Indeed, I'm happy to hear you say this.

I think it should be the other way around: if durable tasks are properly understood its actually the queues/streaming/concurrency/ratelimits/retries that can be abstracted away and ignored.

Funny, I never realised this before.

> The thing is, if you want people to understand durability but you also hide it from them, it will actually be much more complicated to understand and work with a framework.

> The real golden ticket I think is to make readable intuitive abstractions around durability, not hide it behind normal-looking code.

It's a tradeoff. People tend to want to use languages they are familiar with, even at the cost of being constrained within them. A naive DSL would not be expressive enough for the turing completeness one needs, so effectively you'd need a new language/runtime. It's far easier to constrain an existing language than write a new one of course.

Some languages/runtimes are easier to apply durable/deterministic constraints too (e.g. WASM which is deterministic by design and JS which has a tiny stdlib that just needs a few things like time and rand replaced), but they still don't take the ideal step you mention - put the durable primitives and their benefits/constraints in front of the dev clearly.

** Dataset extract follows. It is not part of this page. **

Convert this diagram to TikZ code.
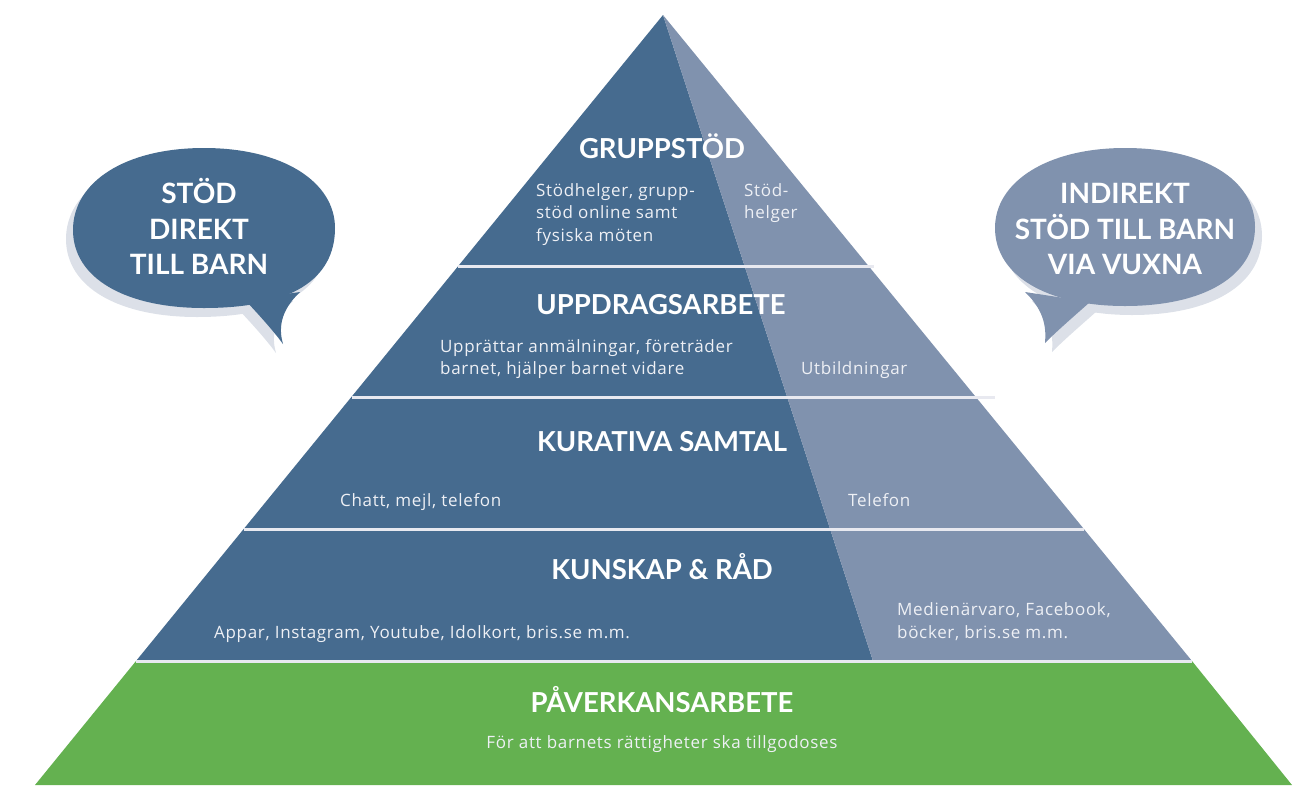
\documentclass[tikz,border=0pt]{standalone}
\usepackage{fontspec}
\setmainfont{Lato}
\newfontfamily\bodyfont[LetterSpace=4]{Open Sans}
\definecolor{dkb}{HTML}{466B8F}
\definecolor{ltb}{HTML}{8092AE}
\definecolor{grn}{HTML}{64B150}
\definecolor{sepc}{HTML}{E8E9F0}
\definecolor{shd}{HTML}{DCE0E8}
\definecolor{btxt}{HTML}{EEF0F5}
\tikzset{
  head/.style={text=white, font=\fontsize{27.5}{30}\selectfont\bfseries, anchor=base, inner sep=0pt},
  bodyl/.style={text=btxt, font=\bodyfont\fontsize{17}{22}\selectfont, anchor=base west, inner sep=0pt},
  bodyc/.style={text=btxt, font=\bodyfont\fontsize{17}{22}\selectfont, anchor=base, inner sep=0pt},
  bub/.style={text=white, font=\fontsize{28}{34}\selectfont\bfseries, anchor=base, inner sep=0pt},
  sepline/.style={draw=sepc, line width=3pt},
}
\begin{document}
\begin{tikzpicture}[x=1pt,y=-1pt]
\useasboundingbox (0,0) rectangle (1312,785);
% pyramid
\coordinate (apex) at (663,15);
\coordinate (bl) at (136,661);
\coordinate (bs) at (873,661);
\coordinate (br) at (1192,661);
\coordinate (gl) at (35,785);
\coordinate (gr) at (1292,785);
\fill[dkb] (apex) -- (bl) -- (bs) -- cycle;
\fill[ltb] (apex) -- (bs) -- (br) -- cycle;
\fill[grn] (bl) -- (br) -- (gr) -- (gl) -- cycle;
% separators
\draw[sepline] (458,266) -- (874,266);
\draw[sepline] (352,397) -- (995,397);
\draw[sepline] (244,529) -- (1084,529);
\draw[sepline] (136,661) -- (1192,661);
% left bubble shadow + body
\begin{scope}[shift={(-7,9)}]
\fill[shd] (245,300) .. controls (262,318) and (275,333) .. (283,344) .. controls (279,330) and (279,312) .. (300,292) -- cycle;
\fill[shd] (73,230) .. controls (73,182) and (125,148) .. (204,148) .. controls (283,148) and (335,182) .. (335,228) .. controls (335,280) and (290,308) .. (204,308) .. controls (125,308) and (73,278) .. (73,230) -- cycle;
\end{scope}
\fill[dkb] (245,300) .. controls (262,318) and (275,333) .. (283,344) .. controls (279,330) and (279,312) .. (300,292) -- cycle;
\fill[dkb] (73,230) .. controls (73,182) and (125,148) .. (204,148) .. controls (283,148) and (335,182) .. (335,228) .. controls (335,280) and (290,308) .. (204,308) .. controls (125,308) and (73,278) .. (73,230) -- cycle;
% right bubble shadow + body
\begin{scope}[shift={(7,9)}]
\fill[shd] (1025,292) .. controls (1046,312) and (1046,330) .. (1045,343) .. controls (1058,330) and (1072,318) .. (1090,302) -- cycle;
\fill[shd] (995,228) .. controls (995,182) and (1047,148) .. (1125,148) .. controls (1204,148) and (1255,180) .. (1255,227) .. controls (1255,276) and (1204,306) .. (1125,306) .. controls (1046,306) and (995,275) .. (995,228) -- cycle;
\end{scope}
\fill[ltb] (1025,292) .. controls (1046,312) and (1046,330) .. (1045,343) .. controls (1058,330) and (1072,318) .. (1090,302) -- cycle;
\fill[ltb] (995,228) .. controls (995,182) and (1047,148) .. (1125,148) .. controls (1204,148) and (1255,180) .. (1255,227) .. controls (1255,276) and (1204,306) .. (1125,306) .. controls (1046,306) and (995,275) .. (995,228) -- cycle;
% bubble texts
\node[bub] (lb1) at (199,203) {STÖD};
\node[bub] (lb2) at (199,239) {DIREKT};
\node[bub] (lb3) at (199,274) {TILL BARN};
\node[bub] (rb1) at (1125,203) {INDIREKT};
\node[bub] (rb2) at (1125,239) {STÖD TILL BARN};
\node[bub] (rb3) at (1125,274) {VIA VUXNA};
% level 1
\node[head] (h1) at (662,158) {GRUPPSTÖD};
\node[bodyl] (t1a) at (536,196) {Stödhelger, grupp-};
\node[bodyl] (t1b) at (536,218.5) {stöd online samt};
\node[bodyl] (t1c) at (536,241) {fysiska möten};
\node[bodyl] (t1d) at (744,196) {Stöd-};
\node[bodyl] (t1e) at (744,218.5) {helger};
% level 2
\node[head] (h2) at (661,314) {UPPDRAGSARBETE};
\node[bodyl] (t2a) at (440,352) {Upprättar anmälningar, företräder};
\node[bodyl] (t2b) at (440,374.5) {barnet, hjälper barnet vidare};
\node[bodyl] (t2c) at (801,374.5) {Utbildningar};
% level 3
\node[head] (h3) at (662,451) {KURATIVA SAMTAL};
\node[bodyl] (t3a) at (340,506) {Chatt, mejl, telefon};
\node[bodyl] (t3b) at (848,506) {Telefon};
% level 4
\node[head] (h4) at (662,579) {KUNSKAP \& RÅD};
\node[bodyl] (t4a) at (214,638) {Appar, Instagram, Youtube, Idolkort, bris.se m.m.};
\node[bodyl] (t4b) at (897,615.5) {Medienärvaro, Facebook,};
\node[bodyl] (t4c) at (897,638) {böcker, bris.se m.m.};
% base
\node[head] (h5) at (662,712) {PÅVERKANSARBETE};
\node[bodyc] (t5) at (662,748) {För att barnets rättigheter ska tillgodoses};
\end{tikzpicture}
\end{document}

This still assumes an all encompassing transparent durability layer, what I'm arguing for is the opposite: something that can just be a library in any language, and any runtime, because it does not try to be clever about injecting durability in otherwise idiomatic code.

Just to continue the idea: you wouldn't be constraining or tagging functions, you would relinquish control to a system that closely guards how you produce side effects. e.g doing a raw HTTP request from a task is prohibited, not intercepted.

Doesn't Google have a similar type system for stuff like this? I recall an old engineering blog / etc that detailed how they handled this at scale.

This would look like a handler taking an IO token that provides a memoizing get_or_execute function, plus utilities for calling these handlers, correct?